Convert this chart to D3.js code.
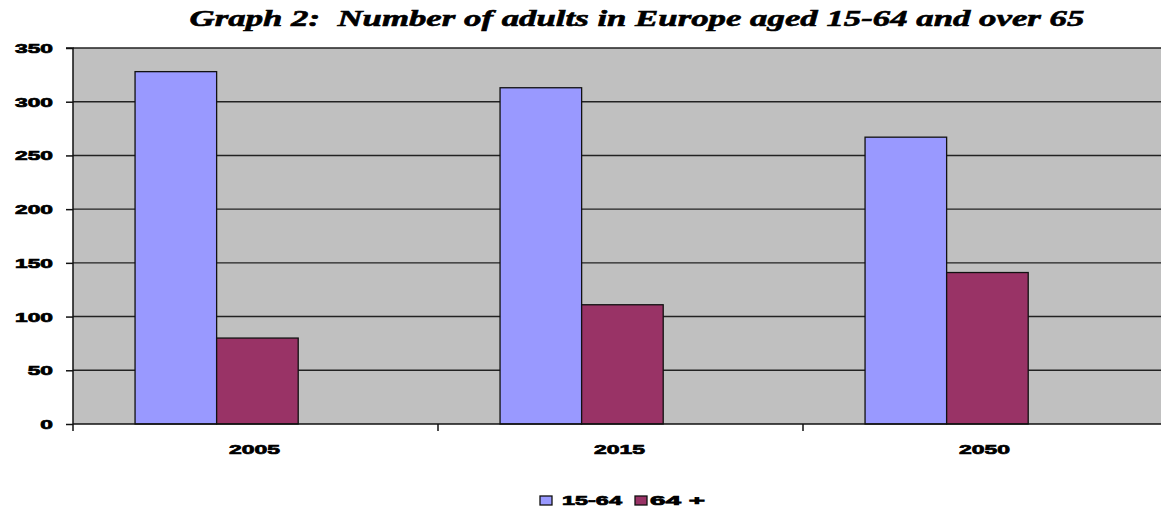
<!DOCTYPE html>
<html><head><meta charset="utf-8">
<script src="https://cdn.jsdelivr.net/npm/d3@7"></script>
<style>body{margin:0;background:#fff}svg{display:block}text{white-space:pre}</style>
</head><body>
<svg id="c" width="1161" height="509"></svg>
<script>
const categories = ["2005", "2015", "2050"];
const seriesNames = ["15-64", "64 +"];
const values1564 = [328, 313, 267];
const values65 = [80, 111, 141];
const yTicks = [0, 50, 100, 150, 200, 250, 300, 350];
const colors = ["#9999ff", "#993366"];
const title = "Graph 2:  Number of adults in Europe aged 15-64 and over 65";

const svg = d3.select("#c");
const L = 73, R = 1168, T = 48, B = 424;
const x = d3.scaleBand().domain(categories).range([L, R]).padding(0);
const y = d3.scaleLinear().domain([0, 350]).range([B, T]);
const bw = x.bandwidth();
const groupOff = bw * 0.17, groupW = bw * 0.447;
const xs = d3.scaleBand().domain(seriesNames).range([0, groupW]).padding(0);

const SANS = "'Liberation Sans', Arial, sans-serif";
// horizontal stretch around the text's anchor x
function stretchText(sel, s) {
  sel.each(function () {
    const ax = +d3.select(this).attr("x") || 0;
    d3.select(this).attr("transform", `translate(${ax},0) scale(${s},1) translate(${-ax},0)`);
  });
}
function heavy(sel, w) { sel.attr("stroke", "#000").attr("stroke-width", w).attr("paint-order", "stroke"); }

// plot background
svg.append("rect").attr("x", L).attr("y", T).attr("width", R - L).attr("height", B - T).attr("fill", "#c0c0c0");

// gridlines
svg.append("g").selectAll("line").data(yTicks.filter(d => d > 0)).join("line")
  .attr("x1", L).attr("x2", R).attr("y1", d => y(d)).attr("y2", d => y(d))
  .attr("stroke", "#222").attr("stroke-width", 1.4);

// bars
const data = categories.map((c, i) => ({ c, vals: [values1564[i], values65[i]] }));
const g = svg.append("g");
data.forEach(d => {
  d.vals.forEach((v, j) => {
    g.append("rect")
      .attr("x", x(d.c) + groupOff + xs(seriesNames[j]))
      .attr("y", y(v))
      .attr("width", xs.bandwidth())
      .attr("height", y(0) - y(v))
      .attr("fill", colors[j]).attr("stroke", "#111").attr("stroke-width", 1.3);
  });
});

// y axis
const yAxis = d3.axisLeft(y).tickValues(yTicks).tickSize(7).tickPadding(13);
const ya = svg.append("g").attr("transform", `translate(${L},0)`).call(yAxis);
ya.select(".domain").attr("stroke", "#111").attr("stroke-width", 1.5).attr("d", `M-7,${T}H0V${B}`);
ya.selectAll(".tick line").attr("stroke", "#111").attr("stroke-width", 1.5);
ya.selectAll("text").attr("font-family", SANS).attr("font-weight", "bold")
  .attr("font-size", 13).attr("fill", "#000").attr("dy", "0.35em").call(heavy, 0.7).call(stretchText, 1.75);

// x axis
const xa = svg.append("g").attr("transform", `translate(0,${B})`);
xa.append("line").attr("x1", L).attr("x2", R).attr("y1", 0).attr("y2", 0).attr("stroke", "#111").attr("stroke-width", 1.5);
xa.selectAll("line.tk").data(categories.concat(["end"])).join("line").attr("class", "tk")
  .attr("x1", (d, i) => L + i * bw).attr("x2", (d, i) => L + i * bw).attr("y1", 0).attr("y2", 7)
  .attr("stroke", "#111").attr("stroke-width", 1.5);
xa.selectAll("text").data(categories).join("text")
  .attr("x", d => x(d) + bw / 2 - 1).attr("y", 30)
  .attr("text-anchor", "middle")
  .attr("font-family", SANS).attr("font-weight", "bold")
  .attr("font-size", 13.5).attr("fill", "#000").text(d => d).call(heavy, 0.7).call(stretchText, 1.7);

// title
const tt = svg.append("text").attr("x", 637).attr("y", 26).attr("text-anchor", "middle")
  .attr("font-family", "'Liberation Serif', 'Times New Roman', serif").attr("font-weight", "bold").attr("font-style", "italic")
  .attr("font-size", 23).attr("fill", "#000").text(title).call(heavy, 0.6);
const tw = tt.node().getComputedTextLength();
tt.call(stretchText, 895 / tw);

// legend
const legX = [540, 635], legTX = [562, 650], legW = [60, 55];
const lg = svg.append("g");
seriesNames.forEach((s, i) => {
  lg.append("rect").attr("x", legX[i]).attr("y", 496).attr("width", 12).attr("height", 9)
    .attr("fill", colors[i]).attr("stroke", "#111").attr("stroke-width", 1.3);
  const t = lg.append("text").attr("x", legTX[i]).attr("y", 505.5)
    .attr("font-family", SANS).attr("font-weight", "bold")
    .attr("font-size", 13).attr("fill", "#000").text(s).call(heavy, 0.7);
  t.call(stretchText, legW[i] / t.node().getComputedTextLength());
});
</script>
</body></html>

------------------------------------------------------------------------

**Task brief**
Of the lines above, how many contain the string "this"? Only the number is required.

**Output of the task**
3